-- The US economy added more jobs than projected in April, allaying concerns about a slowdown in the labor market and likely allowing the Federal Reserve to stick to its current policy stance.
Total nonfarm payrolls rose by 115,000 last month, the Bureau of Labor Statistics said Friday, well above the 65,000 increase expected in a Bloomberg-compiled survey. The increase in March was revised up by 7,000 to 185,000, while the fall in February was adjusted to 156,000 from 133,000, the BLS said.
"Payrolls were volatile through (the first quarter), largely due to temporary factors like inclement weather and a healthcare strike in California," Thomas Feltmate, senior economist at TD Economics, said in a report. "With those effects now in the rearview mirror, April provided as the first 'clean' read on hiring for 2026 and the underlying details were reasonably constructive, despite the recent surge in energy prices."

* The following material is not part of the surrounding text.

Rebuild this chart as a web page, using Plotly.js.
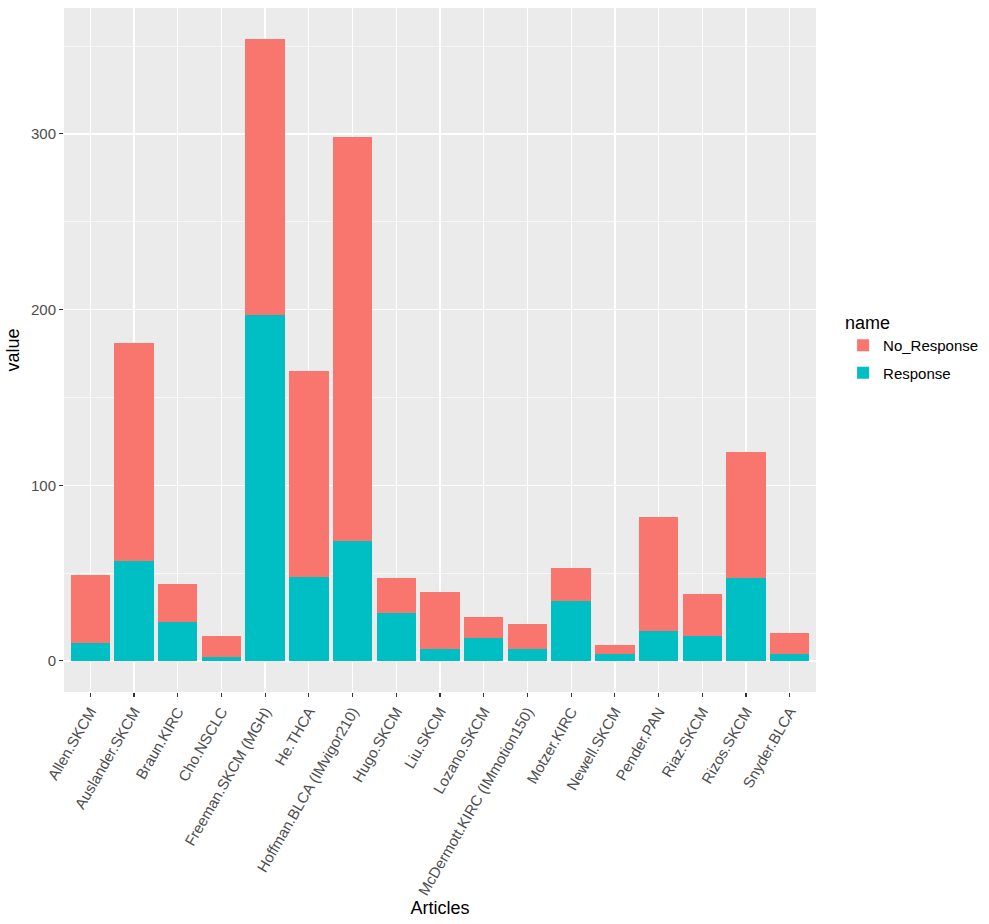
<!DOCTYPE html>
<html>
<head>
<meta charset="utf-8">
<script src="https://cdn.plot.ly/plotly-3.0.1.min.js"></script>
<style>html,body{margin:0;padding:0;background:#fff;}#chart{width:989px;height:924px;}</style>
</head>
<body>
<div id="chart"></div>
<script>
var articles = ["Allen.SKCM","Auslander.SKCM","Braun.KIRC","Cho.NSCLC","Freeman.SKCM (MGH)","He.THCA","Hoffman.BLCA (IMvigor210)","Hugo.SKCM","Liu.SKCM","Lozano.SKCM","McDermott.KIRC (IMmotion150)","Motzer.KIRC","Newell.SKCM","Pender.PAN","Riaz.SKCM","Rizos.SKCM","Snyder.BLCA"];
var response    = [10, 57, 22, 2, 197, 48, 68, 27, 7, 13, 7, 34, 4, 17, 14, 47, 4];
var noResponse  = [39, 124, 22, 12, 157, 117, 230, 20, 32, 12, 14, 19, 5, 65, 24, 72, 12];

var traces = [
  {type:'bar', name:'Response', legendgroup:'r', legendrank:2, x:articles, y:response, marker:{color:'#00BFC4'}},
  {type:'bar', name:'No_Response', legendgroup:'n', legendrank:1, x:articles, y:noResponse, marker:{color:'#F8766D'}}
];

var fam = '"Liberation Sans", Arial, sans-serif';
var layout = {
  width:989, height:924,
  margin:{l:64, r:173, t:8, b:232, autoexpand:false},
  paper_bgcolor:'#FFFFFF', plot_bgcolor:'#EBEBEB',
  barmode:'stack', bargap:0.1,
  font:{family:fam, size:15, color:'#4D4D4D'},
  showlegend:true,
  legend:{
    x:1.036, xanchor:'left', y:0.565, yanchor:'top',
    traceorder:'grouped', tracegroupgap:5,
    title:{text:'name', font:{size:18, color:'#000'}},
    font:{size:15, color:'#000'},
    bgcolor:'rgba(0,0,0,0)'
  },
  xaxis:{
    type:'category',
    range:[-0.6, 16.6],
    tickangle:-60,
    showgrid:true, gridcolor:'#FFFFFF', gridwidth:1.3,
    ticks:'outside', ticklen:4, tickcolor:'#333333', tickwidth:1.1,
    tickfont:{size:15, color:'#4D4D4D'},
    showline:false, zeroline:false,
    title:{text:'Articles', font:{size:18, color:'#000'}, standoff:4}
  },
  yaxis:{
    range:[-17.7, 371.7],
    tickvals:[0,100,200,300],
    showgrid:true, gridcolor:'#FFFFFF', gridwidth:1.3,
    minor:{tickvals:[50,150,250,350], showgrid:true, gridcolor:'#FFFFFF', gridwidth:0.6, ticks:''},
    ticks:'outside', ticklen:4, tickcolor:'#333333', tickwidth:1.1,
    tickfont:{size:15, color:'#4D4D4D'},
    showline:false, zeroline:false,
    title:{text:'value', font:{size:18, color:'#000'}, standoff:6}
  }
};
Plotly.newPlot('chart', traces, layout, {displayModeBar:false, staticPlot:true});
</script>
</body>
</html>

Energy prices have surged in the aftermath of the US-Israel war with Iran that has disrupted shipments through the Strait of Hormuz. A fragile ceasefire between Washington and Tehran appears to be holding, with the two sides said to be closing in on a peace deal.
Private payrolls growth slowed to 123,000 in April from 190,000 the month prior, the BLS reported. The Bloomberg consensus was for a 75,000 gain. The unemployment rate was unchanged at 4.3% in April, in line with Wall Street's estimates.
The pace of job growth appears to have improved since the end of last year, though "it's too soon to say whether the labor market is regaining momentum," Feltmate said.
"This morning's report alongside other recent data points including initial jobless claims and job posting data by Indeed certainly help to assuage any fears that conditions have continued to cool," he said.
The number of initial jobless claims came in below the Street's estimates on Thursday. Previously, ADP (ADP) said employment in the US private sector grew at its fastest pace in more than a year in April.
The Fed, which late last month kept its policy rate steady for a third consecutive meeting, is widely expected to stay put again next month, according to the CME FedWatch tool.
Following Friday's jobs report, Fed policymakers "can sit tight to better assess the extent to which higher energy prices bleed through to core measures of inflation in the months ahead," Feltmate said.
The April policy statement contained a bias toward future rate cuts, though three regional Fed chiefs opposed including such language.
"There is nothing in this (nonfarm payrolls) report to move the (Fed) off the sidelines on future rate cuts," Scott Anderson, chief US economist at BMO, said. "On balance, the solid jobs report makes the case for a near-term rate cut to stabilize a deteriorating labor market a more remote possibility."